The men are seemingly in love with Diana; Kit (Joe Eyre), Bill (Tim Delap) and Alan (Ziggy Heath) and their feelings for her dominate them. Diane's return of love to each of the men is uncommitted and takes in her the stride the love they all have her. To make things more complicated Jack (Jacqueline) (Beatriz Romilly) is in love with Kit.
Rattigan writes ahead of his time and certainly pinpoints the young men's masculinity and its appeared arrogance but beneath reveals their insecurity and vulnerability particularly experiencing women and romance. Their attitude and preconceptions, indoctrinated by the expectations and culture at the time, toward women is unsurprising and states "an ideal woman with masculine virtues and feminine fiestas" and unable judge women with "standards of our own".

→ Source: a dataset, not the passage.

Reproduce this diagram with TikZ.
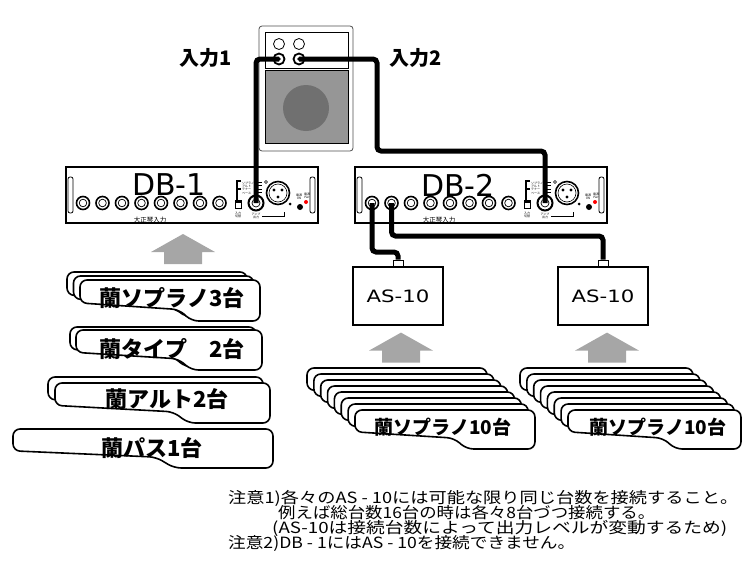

Men at the time weren't encouraged to express their feelings and display their emotions openly. The "stiff upper lip" and "be tough" attitude at that time and men were conscripted to serve in the military during the First World War (and subsequently the Second World War) would have influenced this. Expressions and displays would have been frowned up and/or censored by those in power in the name of political favour, particularly in Continental Europe, and patriotism. This comedy challenges their invincibility and masculinity and makes clear that men are just as fragile as to woman and this is shown with all of them being involved with Diana.
The cast work really well together and in unison - they are overseen by David Whitworth's Monsieur Maingot who keeps on reminding the group to speak only in French. There is a continuous dialogue flow taking in account the plot. There are unexpected twists and occurrences from all the characters' friendships, loyalties and long term secular goals are being severely tested - particularly at a time when they shared that "they may live up to their ideals but not to others". Paul Miller directs the play and ensures the audience appreciate what the young men then faced.
Audience members who have a good command of French can appreciate the play's wit, irony and colloquialism. Certainly hilarious throughout with the young men's misunderstandings of the French language and innuendoes attached.
Simon Daw's staging certainly has a continental feel with French writing on the stage's back drops. It blends well with the story and its moods and Mark Doubleday's lighting compliments the staging. A comedy which will give an audience to ponder as much as being farcically entertained.